Age is never a deterrent for veteran artist Ramesh Chandra Alandkar.

He calls it “my art journey that never ends.” So true! At 81, his hands and voice shake but not his desire to paint, draw and indulge in his only love in life. Ramesh Chandra Alandkar lives a quiet life in the bustling Barkatpura. “I am a modest artist,” he pleads. He indeed is; unsung and forgotten in a city that he preferred to Sydney.

His father was an eminent artist in Karnataka. Alandkar graduated from Osmania University in 1951 and took to drawing and painting as a hobby. “I never wanted to make it a profession,” he says. A diploma in drawing and painting from JJ School of Arts (Mumbai) took him across the country. His exhibitions were popular and earned him name. He was among the first to clear the journalism test at the Bhartiya Vidya Bhavan in Bangalore. That was in 1971.

His work inspired the young. “I loved working on styles that marked art style from the 10th century to the start of the 19th century. I love vibrant colours,' he observes. Family commitments took Alandkar to Australia where he popularized Indian art and did work with organizations that looked after children and some differently-able kids. His workshops were a huge hit. His best works includes the depictions from Hindu mythology and, of course, his personal favourites, the natural landscapes.
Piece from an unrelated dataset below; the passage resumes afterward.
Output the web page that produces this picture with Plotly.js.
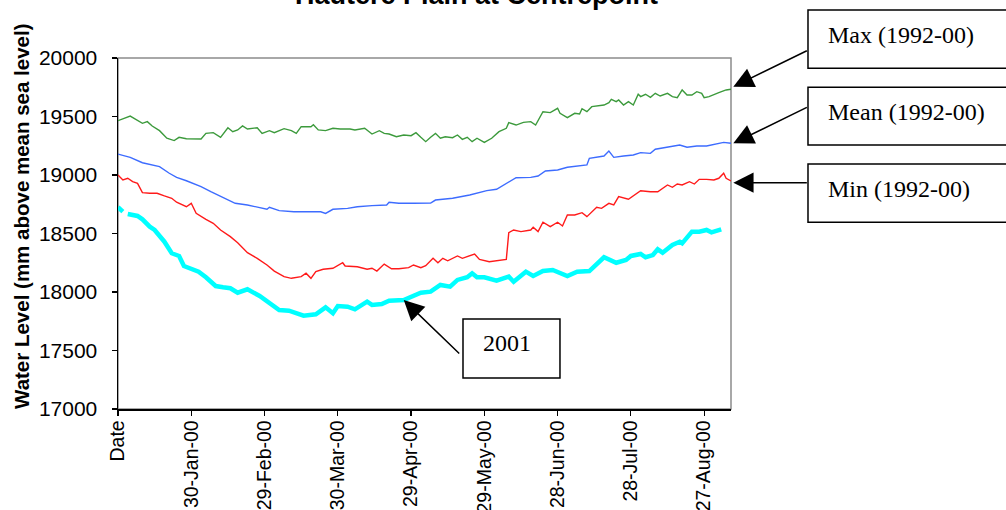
<!DOCTYPE html>
<html>
<head>
<meta charset="utf-8">
<script src="https://cdn.plot.ly/plotly-3.0.1.min.js"></script>
<style>
  html, body { margin: 0; padding: 0; background: #ffffff; }
  #chart { width: 1006px; height: 510px; }
</style>
</head>
<body>
<div id="chart"></div>
<script>
// Day offsets: 0 = first category ("Date"), 30 = 30-Jan-00, ...
const tickDays = [0, 30, 60, 90, 120, 150, 180, 210, 240];
const tickLabels = ["Date", "30-Jan-00", "29-Feb-00", "30-Mar-00", "29-Apr-00", "29-May-00", "28-Jun-00", "28-Jul-00", "27-Aug-00"];

const maxDays = [0,5,10,12,14,17,20,23,25,28,34,36,39,42,45,47,49,51,53,57,59,62,64,68,71,73,75,79,80,82,85,88,91,95,97,101,104,107,109,111,114,117,120,122,124,126,128,130,132,134,137,139,141,143,145,147,150,153,156,159,160,163,166,169,171,173,174,177,180,181,184,187,189,190,192,194,196,199,201,202,204,205,207,209,211,213,214,216,218,220,222,225,227,229,231,233,235,237,239,240,242,244,246,249,251];
const maxLevel = [19464,19504,19442,19456,19419,19379,19314,19294,19322,19310,19308,19356,19362,19322,19404,19370,19385,19419,19393,19404,19356,19379,19362,19396,19379,19356,19413,19413,19430,19385,19379,19399,19393,19393,19385,19399,19350,19379,19356,19350,19327,19342,19336,19362,19322,19285,19322,19356,19314,19327,19319,19342,19305,19322,19285,19314,19279,19314,19370,19399,19447,19427,19450,19456,19427,19498,19541,19533,19570,19527,19490,19527,19521,19567,19541,19584,19590,19598,19618,19647,19627,19641,19598,19627,19598,19690,19670,19690,19664,19698,19675,19698,19670,19661,19727,19684,19684,19712,19698,19661,19670,19684,19704,19727,19733];

const meanDays = [0,5,10,17,21,24,28,34,38,42,46,48,53,57,61,62,66,72,79,83,85,88,94,98,104,110,111,115,121,126,128,130,137,144,151,155,159,163,169,172,175,180,184,189,192,193,199,201,203,207,211,214,218,220,227,230,233,237,241,245,248,251];
const meanLevel = [19179,19151,19105,19071,19015,18980,18951,18900,18857,18815,18772,18758,18744,18724,18707,18724,18695,18686,18684,18686,18672,18707,18715,18729,18738,18744,18767,18758,18758,18755,18760,18786,18801,18829,18866,18878,18929,18977,18980,18991,19034,19043,19066,19077,19086,19143,19162,19205,19151,19162,19171,19191,19185,19220,19242,19256,19237,19248,19248,19265,19279,19271];

const minDays = [0,2,4,6,8,10,13,16,19,22,24,25,28,30,32,36,39,42,46,49,53,57,61,64,68,71,75,77,79,81,84,88,92,93,98,102,104,106,109,112,115,119,121,124,126,129,131,133,135,139,141,146,148,152,158,159,160,162,165,169,170,172,174,176,177,180,182,184,187,190,192,196,198,201,203,205,209,214,218,221,225,227,229,231,234,236,238,241,244,246,248,249,251];
const minLevel = [19000,18957,18972,18943,18929,18849,18844,18844,18821,18801,18767,18758,18729,18758,18673,18621,18587,18530,18473,18421,18336,18288,18231,18179,18131,18117,18131,18160,18117,18174,18194,18203,18250,18222,18216,18194,18203,18179,18239,18199,18199,18208,18231,18208,18225,18288,18250,18288,18267,18308,18288,18325,18279,18259,18279,18279,18507,18530,18516,18530,18553,18516,18596,18573,18559,18596,18564,18658,18658,18678,18644,18724,18715,18758,18744,18815,18793,18866,18857,18857,18915,18895,18923,18915,18943,18923,18963,18963,18957,18972,19015,18972,18949];

const y2001Days = [0,2,3,4,8,10,13,15,19,22,25,27,30,33,36,40,43,46,49,53,58,62,66,70,76,81,85,88,90,94,97,102,104,108,111,117,121,124,128,132,136,139,143,145,147,150,155,160,162,167,170,174,178,184,188,193,199,204,208,210,214,216,219,221,223,227,230,231,235,238,241,243,247];
const y2001Level = [18724,18687,null,18667,18650,18621,18558,18530,18430,18331,18308,18222,18194,18174,18126,18051,18040,18032,17994,18023,17966,17903,17846,17840,17798,17809,17869,17818,17880,17874,17852,17917,17889,17897,17926,17932,17966,17994,18003,18060,18046,18103,18126,18160,18126,18126,18097,18131,18088,18174,18137,18179,18188,18137,18174,18179,18297,18250,18274,18308,18325,18297,18316,18365,18336,18402,18430,18416,18516,18516,18530,18510,18536];

const seriesNames = ["Max (1992-00)", "Mean (1992-00)", "Min (1992-00)", "2001"];

const traces = [
  {x: maxDays, y: maxLevel, name: seriesNames[0], mode: "lines", line: {color: "#3c9a3c", width: 1.4}},
  {x: meanDays, y: meanLevel, name: seriesNames[1], mode: "lines", line: {color: "#3d6cff", width: 1.4}},
  {x: minDays, y: minLevel, name: seriesNames[2], mode: "lines", line: {color: "#ff1a1a", width: 1.4}},
  {x: y2001Days, y: y2001Level, name: seriesNames[3], mode: "lines", connectgaps: false, line: {color: "#00ffff", width: 4.5}}
];

const arrowDay = 117;
const arrowLevel = y2001Level[y2001Days.indexOf(arrowDay)];

const sans = "Liberation Sans, Arial, sans-serif";
const serif = "Liberation Serif, Times New Roman, serif";

function box(x0, x1, y0, y1) {
  return {type: "rect", xref: "paper", yref: "paper", x0: x0, x1: x1, y0: y0, y1: y1,
          line: {color: "#000000", width: 1.5}, fillcolor: "#ffffff", layer: "above"};
}
function arrow(x, y, xref, yref, ax, ay) {
  return {text: "", x: x, y: y, xref: xref, yref: yref, ax: ax, ay: ay,
          showarrow: true, arrowhead: 2, arrowsize: 2.7, arrowwidth: 1.5, arrowcolor: "#000000"};
}
function label(text, x, y, xanchor) {
  return {text: text, x: x, y: y, xref: "paper", yref: "paper", xanchor: xanchor, yanchor: "middle",
          showarrow: false, font: {family: serif, size: 24, color: "#000000"}};
}

const layout = {
  width: 1006, height: 510,
  margin: {l: 118, r: 275, t: 58, b: 101, pad: 0},
  paper_bgcolor: "#ffffff", plot_bgcolor: "#ffffff",
  showlegend: false,
  xaxis: {
    range: [0, 251], tickmode: "array", tickvals: tickDays, ticktext: tickLabels,
    tickangle: -90, ticks: "outside", ticklen: 5, tickwidth: 1.2, tickcolor: "#000000",
    showline: true, linecolor: "#000000", linewidth: 1.5, showgrid: false, zeroline: false,
    ticklabelstandoff: -3,
    tickfont: {family: sans, size: 19.5, color: "#000000"}
  },
  yaxis: {
    range: [17000, 20000], dtick: 500, tick0: 17000, tickformat: "d",
    ticks: "outside", ticklen: 5, tickwidth: 1.2, tickcolor: "#000000",
    showline: true, linecolor: "#000000", linewidth: 1.5, showgrid: false, zeroline: false,
    ticklabelstandoff: 10,
    tickfont: {family: sans, size: 21, color: "#000000"}
  },
  shapes: [
    {type: "rect", xref: "paper", yref: "paper", x0: 0, x1: 1, y0: 0, y1: 1,
     line: {color: "#8c8c8c", width: 1.5}, layer: "below"},
    box(1.1256, 1.4551, 0.9707, 1.1368),
    box(1.1256, 1.4551, 0.7521, 0.9165),
    box(1.1256, 1.4551, 0.5319, 0.6980),
    box(0.5628, 0.7210, 0.0883, 0.2564)
  ],
  annotations: [
    {text: "<b>Hautere Plain at Centrepoint</b>", xref: "paper", yref: "paper", x: 0.5856, y: 1,
     xanchor: "center", yanchor: "bottom", yshift: 46, showarrow: false,
     font: {family: sans, size: 27, color: "#000000"}},
    {text: "<b>Water Level (mm above mean sea level)</b>", xref: "paper", yref: "paper",
     x: -0.1566, y: 0.55, xanchor: "center", yanchor: "middle", textangle: -90, showarrow: false,
     font: {family: sans, size: 20.5, color: "#000000"}},
    arrow(1.0038, 0.9182, "paper", "paper", 75, -36.7),
    arrow(1.0038, 0.7570, "paper", "paper", 75, -36.6),
    arrow(1.0038, 0.6447, "paper", "paper", 75, 0),
    arrow(arrowDay, arrowLevel, "x", "y", 57, 55),
    label(seriesNames[0], 1.155, 1.0655, "left"),
    label(seriesNames[1], 1.155, 0.8461, "left"),
    label(seriesNames[2], 1.155, 0.6267, "left"),
    label(seriesNames[3], 0.634, 0.188, "center")
  ]
};

Plotly.newPlot("chart", traces, layout, {displayModeBar: false, staticPlot: true});
</script>
</body>
</html>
Alandkar's forte is working on paper and silk medium, highlighting the traditional styles. He wants to share his experience. “Not for money. I want the youth of today to keep the traditions alive. You can express so much through your paintings. There is an artist in everyone. It needs to be discovered and honed.”

The veteran artist's drawing and paintings are fascinating stuff. The precious ones have been put away in attics and cupboards. The walls in his house may not adorn his work but they appeal when you set your sight on them. He loves to experiment and revels in making a social comment through his work. A man of achievements, he confesses he could, when still very young, draw with both hands and feet.

Alandkar is adept at drawing cartoons. They depict the daily happenings. He wants to share them, not to seek appreciation. “I am past that stage in life,” he smiles. “I want to paint and draw to serve the society, not to extract anything.”

Well settled in Sydney with his son, Alandkar opted to return to Hyderabad. “I love Hyderabad. A lot has changed but it is a lovely city.” An inspiration for Alandkar to dedicate a series with a new theme ‘My Hyderabad.' Age is not an issue. “I am young at heart,” he says with an infectious smile.